Anatole France.............



Anatole France, nee Jacques Anatole Thibault,  was the son of a Paris book dealer. He grew up to become a highly esteemed man of letters.  A poet, novelist, newspaperman, and a story-teller, France won the Nobel Prize for Literature in 1921.  He also said some neat stuff.  To wit:


An education isn't how much you have committed to memory, or even how much you know. It's being able to differentiate between what you know and what you don't.


It is only by amusing oneself that one can learn. 


An education which does not cultivate the will is an education that depraves the mind.


The whole art of teaching is only the art of awakening the natural curiosity of young minds for the purpose of satisfying it afterwards.


The greatest virtue of man is perhaps curiosity.


You learn to speak by speaking, to study by studying, to run by running, to work by working; in just the same way, you learn to love by loving.


Man is so made that he can only find relaxation from one kind of labor by taking up another.


If 50 million people say a foolish thing, it is still a foolish thing.


It is the certainty that they possess the truth that makes men cruel.

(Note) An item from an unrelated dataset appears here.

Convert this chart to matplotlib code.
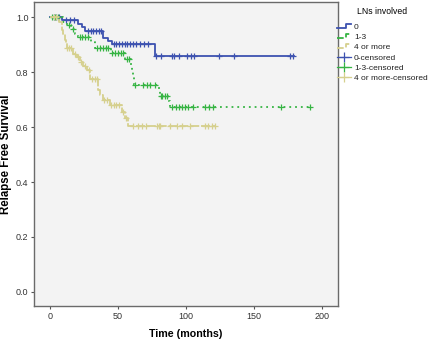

Of all the sexual aberrations, chastity is the strangest.


If the path be beautiful, let us not ask where it leads.


Ignorance and error are necessary to life, like bread and water.


The truth is that life is delicious, horrible, charming, frightful, sweet, bitter, and that is everything.


For a man’s life would become intolerable, if he knew what was going to happen to him. He would be made aware of future evils, and would suffer their agonies in advance, while he would get no joy of present blessings since he would know how they would end. Ignorance is the necessary condition of human happiness, and it has to be admitted that on the whole mankind observes that condition well. We are almost entirely ignorant of ourselves; absolutely of others. In ignorance, we find our bliss; in illusions, our happiness.